Although the acute scrotum and scrotal swelling are not characteristic clinical features of FMF, this genetic disease should not be forgotten in the differential diagnosis of acute scrotum in patients of Mediterranean origin.

References

  1. Acar BC, Yalcinkaya F, Ekim M. The pathogenesis of familial Mediterranean fever. Turkiye Klinikleri J Pediatr. 2006;15(4):151-5. (In Turkish)
  2. Ensari C, Ensari A, Tumer N, Ertug E. Clinicopathological and epidemiological analysis of amyloidosis in Turkish patients. Nephrol Dial Transplant. 2005;20(8):1721-5.
  3. Haimov-Kochman R, Prus D, Ben-Chetrit E. Azoospermia due to testicular amyloidosis in a patient with familial Mediterranean fever. Hum Reprod. 2001;16(6):1218-20.
  4. Livneh A, Langevitz P, Zemer D, et al. Criteria for the diagnosis of familial Mediterranean fever. Arthritis Rheum. 1997;40(10):1879-85.

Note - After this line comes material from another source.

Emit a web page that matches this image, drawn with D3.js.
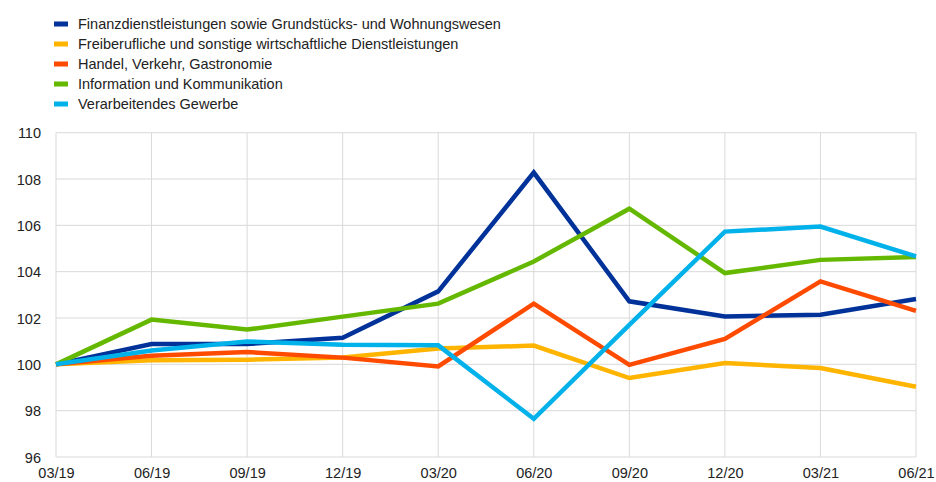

  5. Tunca M, Akar S, Onen F, et al. Turkish FMF Study Group. Familial Mediterranean fever (FMF) in Turkey: results of a nationwide multicenter study. Medicine (Baltimore). 2005; 84(1):1-11.
  6. Majeed HA, Ghandour, Shahin HM. The acute scrotum in Arab children with familial Mediterranean fever. Pediatr Surg Int. 2000; 16(1-2):72-4.
  7. Gedalia A, Mordehai J, Mares AJ. Acute scrotal involvement in children with familial Mediterranean fever. Am J Dis Child. 1992; 146(12):1419-20.
  8. Al-Wahadneh AM, Dahabreh MM. Familial Mediterranean fever in children: a single centre experience in Jordan. East Mediterr Health J. 2006;12(6):818-23.
  9. Makay BB, Kefi A, Unsal E. Familial Mediterranean fever in the differential diagnosis of pediatric acute scrotum. Ege J Med.  2007;46(2):101-3.
  10. Kisacik B, Yildirim B, Tasliyurt T, et al. Increased frequency of familial Mediterranean fever in northern Turkey: a population-based study. Rheumatol Int. 2009;29(11):1307-9.
  11. Onen F. Familial Mediterranean fever. Rheumatol Int. 2006;26(6):489-96.
  12. 12. Melikoğlu M, Ozdoğan H, Korkmaz C, et al. A survey of phenotype II in familial Mediterranean fever. Ann Rheum Dis. 2000; 59(11):910-3.
  13. Pras M, Bronshpigel N, Zemer D, et al. Variable incidence of amyloidosis in familial Mediterranean fever among different ethnic groups. Johns Hopkins Med J. 1982;150(1):22-6.
  14. Livneh A, Madgar I, Langevitz P, et al. Recurrent episodes of acute scrotum with ischemic testicular necrosis in a patient with familial Mediterranean fever. J Urol. 1994; 151(2):431-2.